VFW says bingo ballot issue will help support veterans
When hitting the polls on November 6, you will see an amendment regarding the conducting of the game of bingo. Amendment 4 will remove language limiting bingo game advertising and change the amount of a member of a licensed organization conducting bingo games has to wait to participate in the management of bingo games.
Understanding the ballot
According to the Missouri Secretary of State's Office, the following is the difference between a yes or no vote:
A “yes” vote will amend the Missouri Constitution to remove language limiting bingo game advertising that a court ruled was unconstitutional and not enforceable. This amendment would also allow a member of a licensed organization conducting bingo games to participate in the management of bingo games after being a member of the organization for six months. Currently, the constitution requires two years of membership.
A “no” vote will not amend the Missouri Constitution regarding bingo games.
If passed, this measure will have no impact on taxes.
Keeping the VFW running
Don Hentges is the Post Quarter Master at the VFW in St. Martins. He said the amendment lengthens the amount of time members of the VFW have to wait until they can work.

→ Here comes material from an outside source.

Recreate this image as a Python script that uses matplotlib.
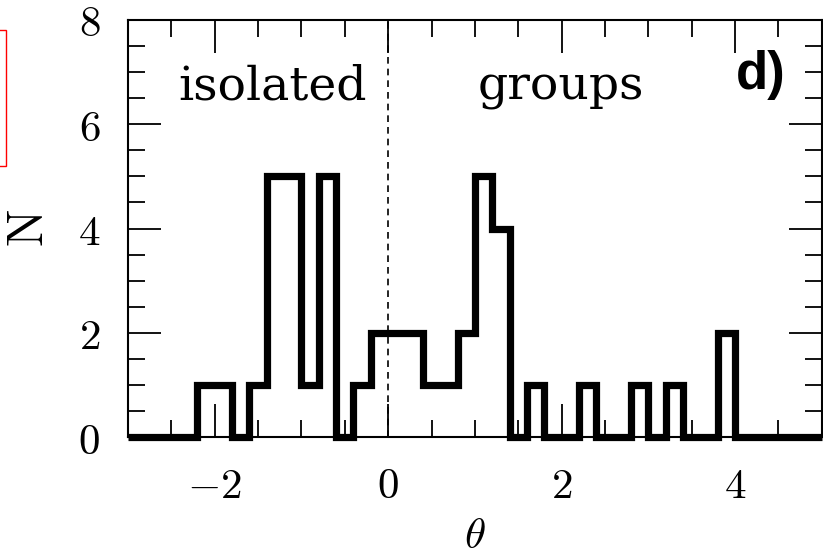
import numpy as np
import matplotlib
matplotlib.use('Agg')
import matplotlib.pyplot as plt
from matplotlib.ticker import MultipleLocator, FuncFormatter
from matplotlib.patches import Rectangle

plt.rcParams['mathtext.fontset'] = 'cm'

# histogram of theta, bin width 0.2 from -3 to 5
edges = np.linspace(-3, 5, 41)
counts = [0, 0, 0, 0, 1, 1, 0, 1, 5, 5,
          1, 5, 0, 1, 2, 2, 2, 1, 1, 2,
          5, 4, 0, 1, 0, 0, 1, 0, 0, 1,
          0, 1, 0, 0, 2, 0, 0, 0, 0, 0]

fig = plt.figure(figsize=(8.23, 5.6), dpi=100)
ax = fig.add_axes([0.1555, 0.2196, 0.843, 0.7447])

ax.stairs(counts, edges, color='k', lw=5.2, clip_on=False, joinstyle='miter')
ax.axvline(0, color='k', lw=1.2, ls=(0, (4, 3)))

ax.set_xlim(-3, 5)
ax.set_ylim(0, 8)
ax.xaxis.set_major_locator(MultipleLocator(2))
ax.xaxis.set_minor_locator(MultipleLocator(0.5))
ax.yaxis.set_major_locator(MultipleLocator(2))
ax.yaxis.set_minor_locator(MultipleLocator(0.5))
fmt = FuncFormatter(lambda v, p: '${:g}$'.format(v))
ax.xaxis.set_major_formatter(fmt)
ax.yaxis.set_major_formatter(fmt)
ax.tick_params(which='both', direction='in', top=True, right=True, width=1.3, labelsize=31)
ax.tick_params(which='major', length=24, pad=20)
ax.tick_params(which='minor', length=12)
for s in ax.spines.values():
    s.set_linewidth(1.5)

ax.set_xlabel(r'$\theta$', fontsize=31, labelpad=6)
ax.set_ylabel(r'$\mathrm{N}$', fontsize=36, labelpad=18)

ax.text(-1.33, 6.47, 'isolated', fontsize=34, family='DejaVu Serif', ha='center', va='baseline')
ax.text(1.99, 6.47, 'groups', fontsize=34, family='DejaVu Serif', ha='center', va='baseline')
ax.text(4.3, 6.95, 'd)', fontsize=38, fontweight='bold', family='Liberation Sans', ha='center', va='center')

# red frame fragment at left edge
fig.add_artist(Rectangle((-0.01, 1 - 166 / 560), 0.0175, 136 / 560, transform=fig.transFigure,
                         fill=False, edgecolor='red', lw=1))

fig.savefig('out.png', dpi=100)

"They've tried a couple times to change it in the past, but the language on the ballot stated that the cost of the taxpayer is unknown, well there is no cost to the taxpayer, it only changes the amount of time we have to wait," Hentges said.
Hentges, a Vietnam veteran said said that bingo is the organization's main fundraiser to help the Veterans organizations, the veterans homes, the VFW service officer program, schools through the voice of democracy and patriots pin program.
"Without the funds from this, we are unable to do a lot of those things," Hentges said.
Bingo at the VFW has been going for more than two decades.
"It takes about 8-10 people to run this every Saturday and we like to have enough help to have it where we can switch off and don't have to work every week, but currently we don't have that luxury, so the same people are here every week working. If we can get the law changed and get more workers, then some of us can take a break," he said.
With a two-year wait currently in place, Hentges said it's hard to keep members.
"When you sign up a new member, they're anxious to get started and they're wanting to help you and if they have to wait two years, by then a lot of them have lost that interest and have maybe even left the organization," he said.
Hentges said the organization hopes to get all the support they can get in November. He said he wants to emphasize that it is no cost to the taxpayer and it's going to help the veterans organizations and all the nonprofit organizations to raise money to support their charities.